Following the WISE 1 project of 2011-2012, the ETF and the UITP agreed that a stronger presence of women workers in the urban public transport sector is needed. At the time of signing the joint recommendations, the share of women in UPT was 17.5%. The social partners set an aim of 25 % by 2020, with the view to have at least 40 % women workers by 2035. We had a common vision that the attractiveness of the sector must improve in order to attract women and to retain them. Indeed, studies show that a gender-balanced work environment benefits all workers.
These recommendations are divided into 7 areas:
Each area contains measures and tips to improve working conditions and the wellbeing of workers in that particular area. Furthermore, social partners commited to monitoring the implementation of the joint recommendations on a regular basis.
In 2014, we stood with UITP in a joint declaration calling for continuous training of professional bus drivers in UPT. In our declaration, we explained the possible implications, application and further development of Directive 2003/59/EC on the training of professional drivers in road transport.
Alongside the UITP, we have another social partner in urban public transport – the International Road Union (IRU). In November 2014, ETF and the IRU denounced the unfair business practices of Uber and similar platforms. We called on decision makers to act, as we were concerned about unfair competition in intra-city mobility markets. Platforms that offer ride-sharing avoid paying taxes and social security, and thus destroy the fair and efficient functioning of entire segments of the public transport market. This could have potentially disastrous consequences on mobility, passenger safety, legal jobs, decent work and social conditions.
WISE I was the first joint project of UITP and ETF. It dealt with women’s employment and gender equality in European public transport companies, associations and trade unions. The project report, published in 2011, was the first Europe-wide comparative study on women’s employment in public transport. The report also focuses on issues that could improve the gender balance in the sector, such as reconciliation of work and family life, health and safety at the workplace, training, recruitment and wage equality.

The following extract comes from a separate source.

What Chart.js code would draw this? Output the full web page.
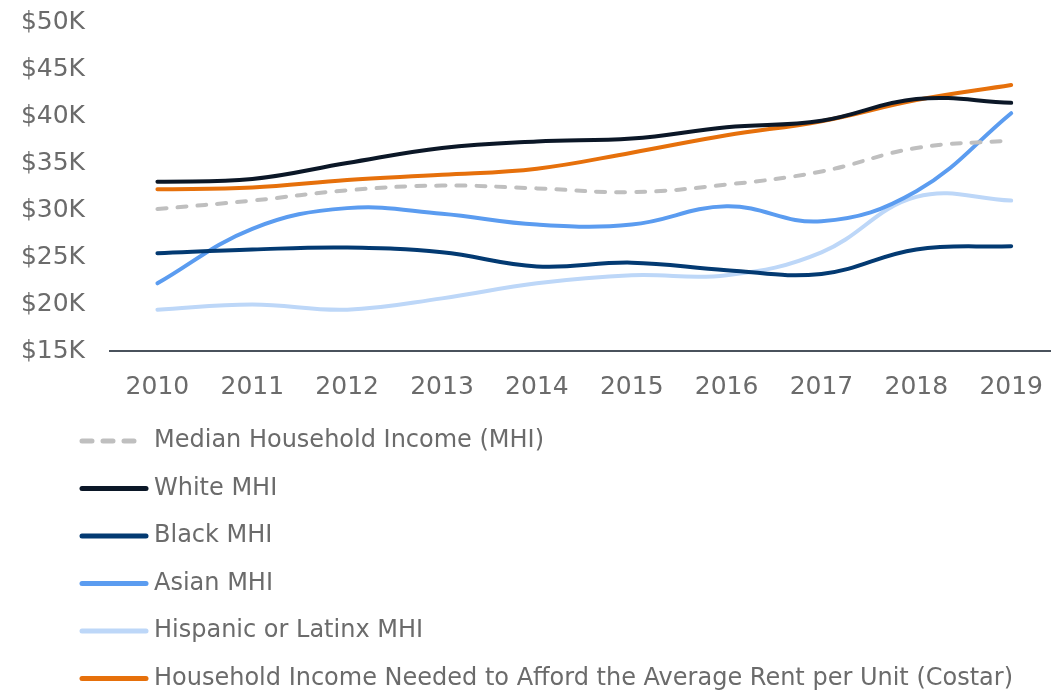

In 2011, we published a report where we assessed the implementation of our 2003 joint recommendations from 2003 on tackling third party violence in urban public transport. The report showed that the majority of public transport companies implemented several measures in the fields of human resources, recovery and technology to tackle insecurity and feeling of insecurity of its employees. Furthermore, the report mentions that many trade unions focus on awareness raising and communicate actively with staff members to learn about their experiences with aggressions at work.
In 2003, together with UPT social partners, we came up with joint recommendations to tackle third party violence in urban public transport. We looked into the issue of insecurity and the feeling of insecurity in UPT and agreed on several long-term measures. Iimplementing these can bring a positive change for both employees and companies.